Friday, June 25, 2010

Winning the Argument Doesn’t Mean You’re Right

We all know someone who needs to get this message. Unfortunately, the people who need to hear it the most are the ones who will stare you straight in the face, uncomprehending, when you try to tell them. They’re right and they know it, and no amount of discussion with mere mortals will convince them otherwise.

I lived with someone like this for nearly two years. By the time I moved out, I was worn out. Why? He was good at arguing, and naturally assumed that his ability to easily win most arguments meant he was always right. Unfortunately, the two don’t follow.

I had a friend in high school, a brilliant young man on the school’s debate team. He once successfully argued that light is neither a wave nor a particle, but a technology from UFO aliens. He won the argument. Does that mean he was right?

I have recently run across several more people like this. Most of them are nice enough and mean no harm, but a few take arguing to Olympic sport level, leaving normal people strewn about the field like so many battle casualties. They have learned to listen for certain phrases and bits of information in conversation, latch onto them and launch into a (usually meaningless) argument. They use emotionally loaded wording that is inappropriate to the situation in order to goad people into joining the argument with them.

A recent example: I commented on a quote a friend put up on Facebook, suggesting that in certain ways, we really do create our own reality. One of these Arguers immediately responded, saying that I must mean that all those starving children in Africa chose to be in the predicament they’re in. It’s an emotionally loaded statement, designed to goad the other person into responding, and it’s totally inappropriate to the discussion at hand.

I have to admit, I responded. My own fault. I was multi-tasking, not paying close enough attention to what was being said, or I would have recognized the bait for what it was and ignored it.

One thing I have noticed about people who delight in arguing like this is that they all seem to have a black-and-white, fundamentalist mindset. Bear in mind, a fundamentalist in any field is someone who believes their own way is the right way, not just for them, but for everyone. In other words, whatever their viewpoint, they’re dead sure they’re right and everyone else is wrong. And their ability to win arguments reinforces their viewpoint.
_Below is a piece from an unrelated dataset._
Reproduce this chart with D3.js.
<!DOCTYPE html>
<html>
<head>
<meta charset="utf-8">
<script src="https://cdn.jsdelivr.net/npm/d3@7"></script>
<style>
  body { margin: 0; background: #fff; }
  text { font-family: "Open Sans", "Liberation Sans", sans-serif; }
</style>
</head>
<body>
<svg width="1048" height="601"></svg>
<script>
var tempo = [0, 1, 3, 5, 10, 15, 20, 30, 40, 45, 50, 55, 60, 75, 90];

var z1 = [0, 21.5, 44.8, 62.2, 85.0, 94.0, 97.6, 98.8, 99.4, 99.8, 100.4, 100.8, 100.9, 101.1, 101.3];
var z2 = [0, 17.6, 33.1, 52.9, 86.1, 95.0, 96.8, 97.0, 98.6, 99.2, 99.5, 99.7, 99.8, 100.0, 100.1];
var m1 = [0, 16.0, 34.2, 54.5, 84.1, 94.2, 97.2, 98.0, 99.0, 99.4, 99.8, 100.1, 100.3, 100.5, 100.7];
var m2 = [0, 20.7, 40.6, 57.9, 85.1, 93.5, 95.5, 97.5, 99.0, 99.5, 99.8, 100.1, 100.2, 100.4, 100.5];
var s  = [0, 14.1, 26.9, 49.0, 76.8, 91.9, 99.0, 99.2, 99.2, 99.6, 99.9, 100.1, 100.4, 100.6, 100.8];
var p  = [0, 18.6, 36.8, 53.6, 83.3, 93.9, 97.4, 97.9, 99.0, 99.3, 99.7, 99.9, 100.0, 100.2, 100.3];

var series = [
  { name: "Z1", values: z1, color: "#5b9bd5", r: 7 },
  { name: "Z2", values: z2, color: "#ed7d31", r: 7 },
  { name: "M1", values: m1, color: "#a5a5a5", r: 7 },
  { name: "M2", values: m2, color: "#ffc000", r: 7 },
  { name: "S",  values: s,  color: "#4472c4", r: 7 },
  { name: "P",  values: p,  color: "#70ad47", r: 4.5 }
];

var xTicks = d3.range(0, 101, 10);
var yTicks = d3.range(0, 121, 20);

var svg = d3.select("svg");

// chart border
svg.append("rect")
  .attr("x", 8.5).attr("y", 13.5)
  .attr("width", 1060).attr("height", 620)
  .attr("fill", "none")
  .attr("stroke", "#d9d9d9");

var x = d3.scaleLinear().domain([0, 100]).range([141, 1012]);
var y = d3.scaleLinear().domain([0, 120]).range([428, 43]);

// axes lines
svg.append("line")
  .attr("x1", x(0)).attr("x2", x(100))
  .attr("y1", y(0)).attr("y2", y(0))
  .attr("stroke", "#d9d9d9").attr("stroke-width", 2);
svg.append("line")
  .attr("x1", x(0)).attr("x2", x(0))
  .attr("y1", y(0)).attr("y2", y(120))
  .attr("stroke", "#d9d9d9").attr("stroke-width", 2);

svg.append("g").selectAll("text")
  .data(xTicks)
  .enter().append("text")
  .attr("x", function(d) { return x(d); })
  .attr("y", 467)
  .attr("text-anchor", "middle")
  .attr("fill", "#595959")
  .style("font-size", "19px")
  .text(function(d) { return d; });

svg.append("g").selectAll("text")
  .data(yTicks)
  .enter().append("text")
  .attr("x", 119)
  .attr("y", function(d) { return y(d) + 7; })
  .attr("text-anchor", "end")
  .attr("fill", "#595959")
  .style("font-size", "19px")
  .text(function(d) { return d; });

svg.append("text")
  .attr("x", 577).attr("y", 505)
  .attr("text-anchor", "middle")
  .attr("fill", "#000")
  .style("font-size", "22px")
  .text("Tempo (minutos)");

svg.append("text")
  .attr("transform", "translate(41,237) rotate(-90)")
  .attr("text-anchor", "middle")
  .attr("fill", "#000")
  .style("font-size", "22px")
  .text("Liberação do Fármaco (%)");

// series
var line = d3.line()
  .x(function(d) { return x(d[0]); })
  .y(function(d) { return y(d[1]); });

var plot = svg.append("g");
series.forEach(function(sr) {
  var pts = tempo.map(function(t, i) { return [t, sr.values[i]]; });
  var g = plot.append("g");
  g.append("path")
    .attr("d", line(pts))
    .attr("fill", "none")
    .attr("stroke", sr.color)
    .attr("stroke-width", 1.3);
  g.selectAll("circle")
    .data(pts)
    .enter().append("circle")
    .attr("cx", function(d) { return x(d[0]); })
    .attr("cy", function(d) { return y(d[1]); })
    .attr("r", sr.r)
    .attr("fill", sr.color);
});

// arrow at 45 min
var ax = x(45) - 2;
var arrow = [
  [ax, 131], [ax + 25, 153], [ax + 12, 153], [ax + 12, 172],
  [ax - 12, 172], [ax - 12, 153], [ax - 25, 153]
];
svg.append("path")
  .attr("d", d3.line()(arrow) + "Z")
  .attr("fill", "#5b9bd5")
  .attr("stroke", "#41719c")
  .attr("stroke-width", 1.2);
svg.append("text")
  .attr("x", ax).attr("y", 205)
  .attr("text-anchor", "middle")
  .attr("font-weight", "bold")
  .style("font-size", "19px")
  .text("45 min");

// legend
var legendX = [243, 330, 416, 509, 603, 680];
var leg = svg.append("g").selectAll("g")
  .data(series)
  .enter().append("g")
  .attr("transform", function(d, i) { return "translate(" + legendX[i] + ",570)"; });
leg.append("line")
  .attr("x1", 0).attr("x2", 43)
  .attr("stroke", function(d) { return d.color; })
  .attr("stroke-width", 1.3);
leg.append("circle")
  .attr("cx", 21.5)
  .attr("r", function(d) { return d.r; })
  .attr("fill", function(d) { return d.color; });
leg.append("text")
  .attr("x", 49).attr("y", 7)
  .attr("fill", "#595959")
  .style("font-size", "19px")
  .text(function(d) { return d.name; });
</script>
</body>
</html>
Not a good thing, if you ask me.

One of my favorite examples of this quality is Michael Shermer, infamous editor of Skeptic Magazine. I read somewhere that he used to be a fundamentalist Christian before he became an atheist (and a fundamentalist atheist, at that!). I can believe it.

Some of the most vicious Arguers I’ve ever met were fundamentalist Christians. They actually take classes to learn how to argue someone down - I’m not kidding. Anyone unlucky enough to end up in a conversation with these people doesn’t know what hit them until it’s too late.

All this arguing goes back to the classical Greek concept of rhetoric, a word we hear tossed around a lot during election years, usually with a negative connotation (“Don’t give me that rhetoric; just answer the question!”). Rhetoric is language carefully chosen for its emotional content in order to win an argument. That is its sole purpose: to win the argument. There’s nothing inherently evil about rhetoric. We use loaded language all the time in our daily lives, and politicians live off the stuff.

But sometimes people take it too far, like those who love to ambush someone with a loaded statement, win the argument hands-down and walk away chuckling to themselves about how superior they are. That’s a bullying action. The people who do this are bullies, though we often don’t recognize them as such because, as they’re quick to point out, they are only participating in ‘polite discussions.’

I get tired of having to keep constant watch for these people. I want real discussions about wide-ranging topics, conversations in which I might learn something new and expand my mindset and worldview. I don’t want an argument in which one person wins and the other loses. But in order to find the conversations I crave, I have to put myself out there. That means I’m occasionally spotted by these bullies, and they just sap my energy. I’ve often wondered if they don’t somehow vampirize the energy they generate when they upset people. They definitely delight in trampling us ordinary mortals in conversation, twisting our words to mean what they don’t and showing themselves to be oh-so-superior, at least in the skill of debate.

So what’s a mere mortal to do? I’ll continue keeping an eye out for those loaded statements, that bait, and do my best to ignore it, even when my gut response to these people involves words you can’t say on TV. Why? Because I like the conversation I have with people, the discussion of differing viewpoints - not to argue who’s right or wrong, but to appreciate how the world looks through someone else’s eyes. And maybe learn something from it. Not to be superior, not to win or lose, but simply to grow and share.